Here’s a realistic breakdown for a family of four aiming to grow most of their produce (but buying grains and oils):

  • Vegetables and root crops: 3,000 to 4,000 sq ft of bed space
  • Dry beans and peas: 400 to 800 sq ft
  • Fruit trees and berries: 2,000 to 3,000 sq ft
  • Paths, compost, and workspace: 1,000 to 1,500 sq ft

Total: roughly 6,500 to 9,000 square feet, or about one-sixth to one-fifth of an acre. Experienced gardeners using intensive methods like raised beds, succession planting, and vertical trellising can push toward the lower end. Beginners, or anyone in a short-season climate relying on a single harvest window, should plan for the higher end.

What Shrinks or Expands Your Space

Several factors push these numbers around significantly.
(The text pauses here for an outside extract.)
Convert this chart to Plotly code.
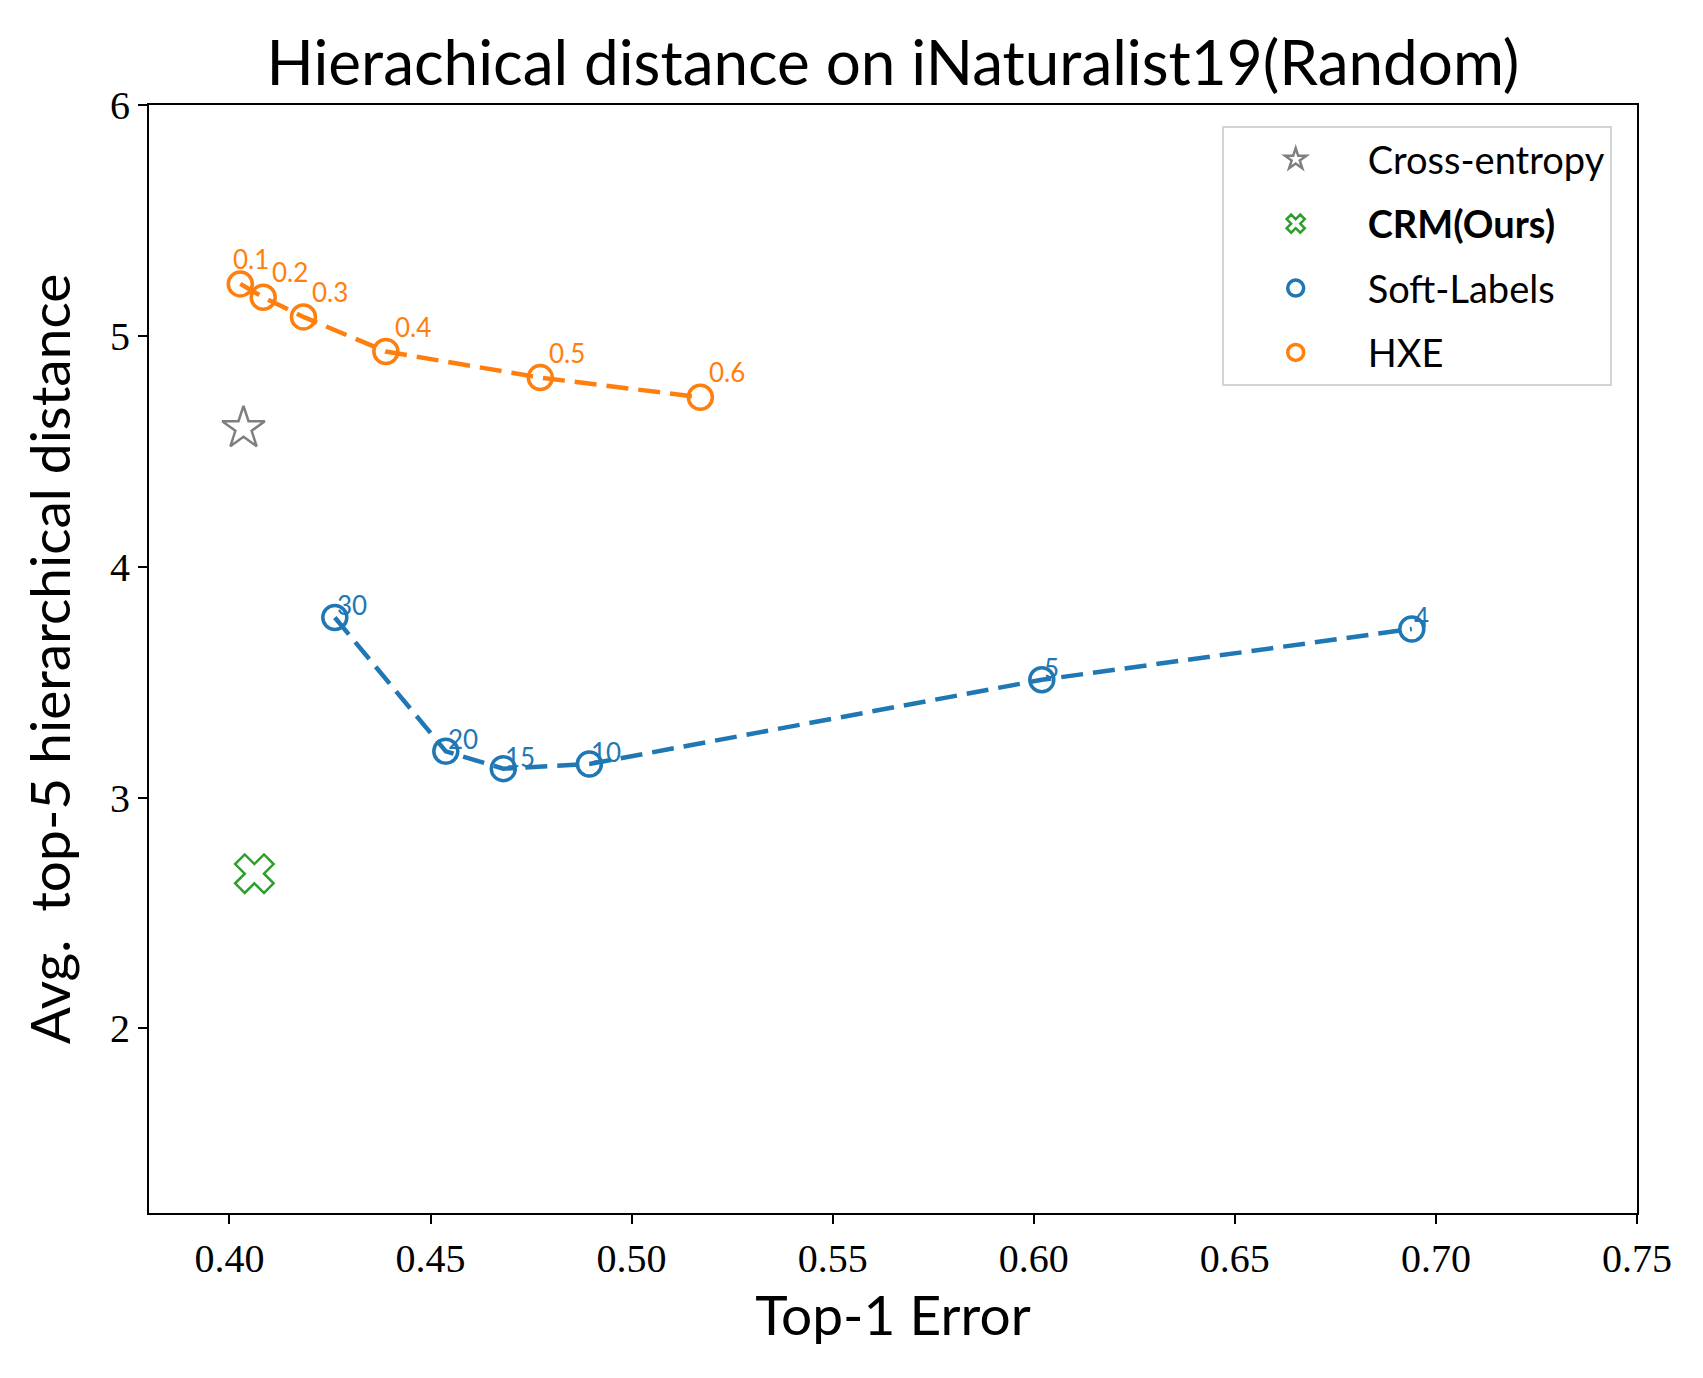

Climate is the biggest variable. Gardeners in zones with long growing seasons (the U.S. South, Pacific Coast) can get two or three harvests per year from the same bed, cutting their space needs dramatically. In northern zones with a 90 to 120 day growing season, you get one shot at most crops and need more area to compensate.

Soil quality matters almost as much as space. Rich, well-amended soil can double your yields per square foot compared to compacted clay or sandy ground. Intensive gardening methods that build deep, fertile beds (like double-digging or deep mulch systems) consistently outperform conventional row gardening in per-square-foot production, sometimes by a factor of two to four. If your soil is poor, your first investment should be compost and amendments, not more land.

Preservation skills also change the equation. A family that cans tomatoes, freezes beans, ferments cabbage, and stores root crops in a cool basement gets far more annual food value from the same garden than a family eating only fresh produce in season. Without preservation, a 4,000 square foot garden feeds you well for five months and then sits empty. With it, that same garden contributes to meals year-round.